- The Washington Times - Wednesday, March 31, 2021

The Washington Nationals had one player test positive for the coronavirus, general manager Mike Rizzo said Wednesday, and another four players and one staff member have been deemed close contacts, putting a damper on Thursday’s opening day.

The five players will miss the season opener against the New York Mets, although Rizzo didn’t identify who had been impacted by the coronavirus. According to MLB’s protocols, close contacts to a positive case must quarantine for at least seven days.

Rizzo said the positive test stems from the team’s Monday testing, before the Nationals played their spring training finale. Then most of the team boarded a charter plane back to D.C.

The positive case and subsequent quarantines of four other players will require roster moves before Washington faces the Mets on Thursday at 7:09 p.m. Rizzo added that the game will be played as scheduled.

“This is just a small blip on our radar screen,” Rizzo said. “We’re going to handle it and take it in stride. And this is the reason why you have 60 good players in your organization, is to kind of prepare for these kinds of fail-safe scenarios.”

Rizzo said the Nationals hadn’t had a positive case all spring training. Once the team learned of the positive case early Wednesday morning, they underwent subsequent testing — the standard every-other-day MLB test as well as a rapid test.

The results from those will go a long way in determining if there was any possible transmission on the charter flight back to Washington.
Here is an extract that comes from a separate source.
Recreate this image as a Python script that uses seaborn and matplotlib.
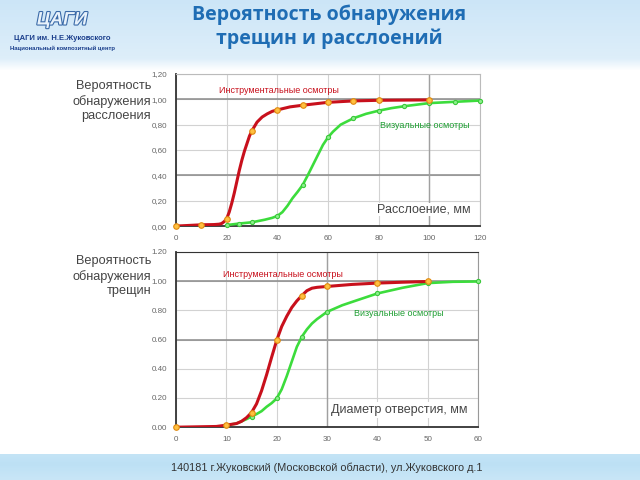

In the meantime, the Nationals will require the assistance of a few players from their alternate training site in Fredericksburg, Virginia, to play Thursday and potentially beyond as the team navigates the coronavirus case.

MLB is allowing clubs to add players to the active list temporarily if they experience a coronavirus outbreak, without needing to place those players on waivers or option them once the other players are healthy to return.

Max Scherzer, who’s scheduled to pitch Thursday against Jacob deGrom, wasn’t on the charter flight back to Washington. He and his family instead flew separately. That leaves Scherzer feeling comfortable he’ll be good to pitch opening day.

Up until this point, there had been just 33 positive cases among players during spring training, including the intake testing. 

For players who test positive, MLB protocols require they isolate for a minimum of 10 days. They must undergo a cardiac evaluation before they can return as well as pass an evaluation from the team’s physician and the league’s joint committee.

Close contacts must quarantine for at least seven days. Before they can return, they must test negative on day five or later and show no symptoms.

“We had done so well in spring training, everybody across the game,” Scherzer said. “We had seen so few positive cases across spring training as a whole. But it just shows how quickly that can turn. It can turn on a dime, and we have to face it, and we have to overcome it.”

Last year, the Nationals experienced a coronavirus issue ahead of opening day, too, when Juan Soto was held out over what he felt was a false-positive test.

“Experience is always a good teacher,” Rizzo said. “We went through a little bit of this opening day last year. … It’s not the unknown anymore. We know how to test; we know what happens if there’s a positive, and we react quickly, swiftly within the protocols that have been tried and true through last season.”